The Ninth Circuit granted rehearing en banc to review a decision from late March where the appeals court held, over a vigorous dissent, that Bankruptcy Appellate Panels were not “established by an Act of Congress” and thus lacked jurisdiction to issue writs of mandamus under the All Writs Act contained in 28 U.S.C. Section 1651(a).
Without briefing from the parties, the Ninth Circuit held sua sponte in an opinion on March 25 by Circuit Judge J. Clifford Wallace that BAPs were not “established by an Act of Congress.” Instead, the majority concluded that BAPs were created at the “discretion” of the “judicial council of each circuit” under 28 U.S.C. Section 158(b)(1).

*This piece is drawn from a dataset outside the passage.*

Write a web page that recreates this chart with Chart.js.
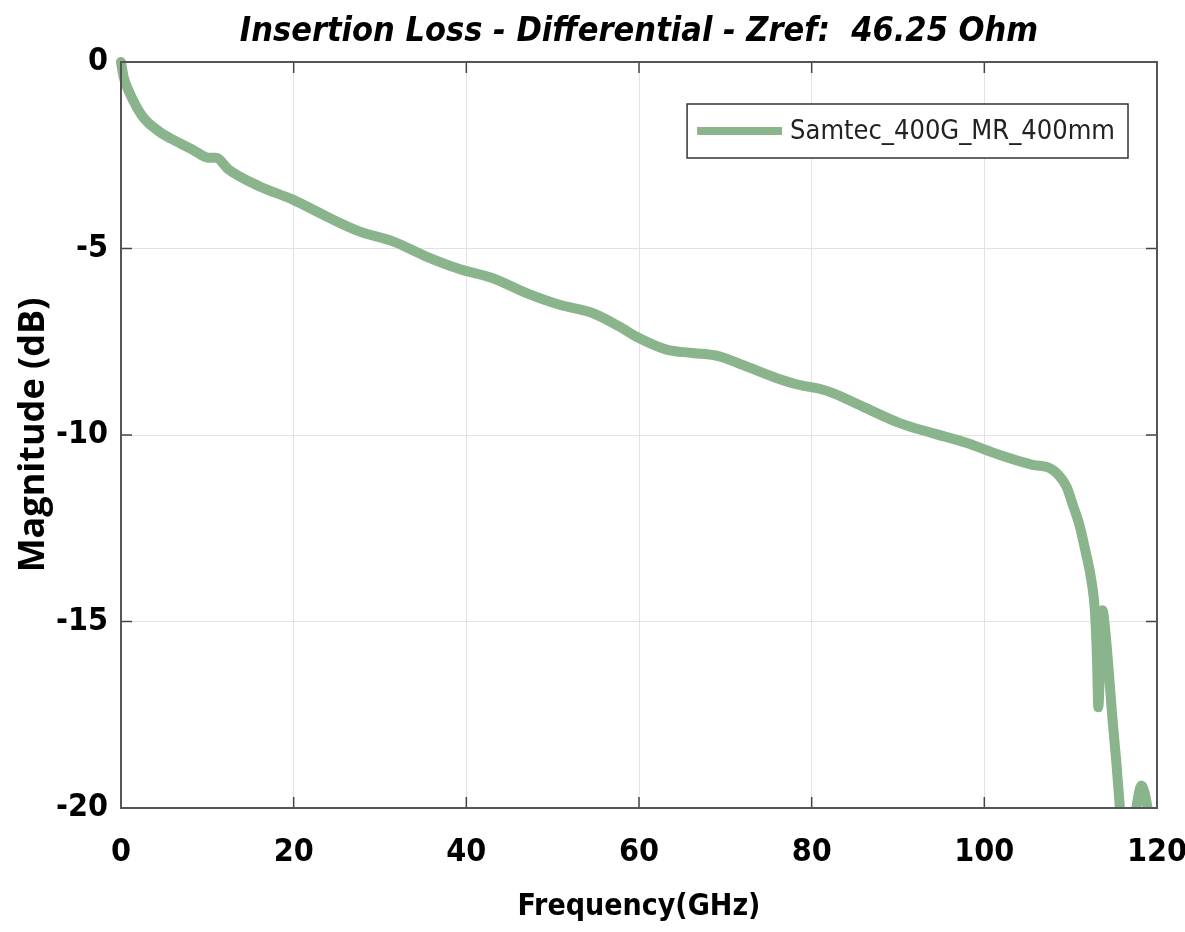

Although he agreed with the judgment, Circuit Judge Jay S. Bybee “emphatically” dissented. He “vigorously” disagreed “with everything else” in the majority’s opinion.
On its own, the circuit panel directed the parties to submit briefs taking a position on whether the case should be reheard en banc. The bank involved in the appeal took no position on the power of a BAP and no position on rehearing en banc.
The American Bar Association and the California Bankruptcy Forum both submitted amicus briefs imploring the court to rehear the case en banc and reverse the majority’s opinion.
On rehearing, the appeals court will need amicus briefs from both sides. The appellant, who ostensibly won in the circuit court, is an individual proceeding pro se. The winner was a bank with little financial incentive and may not necessarily agree with the majority’s holding about BAPs.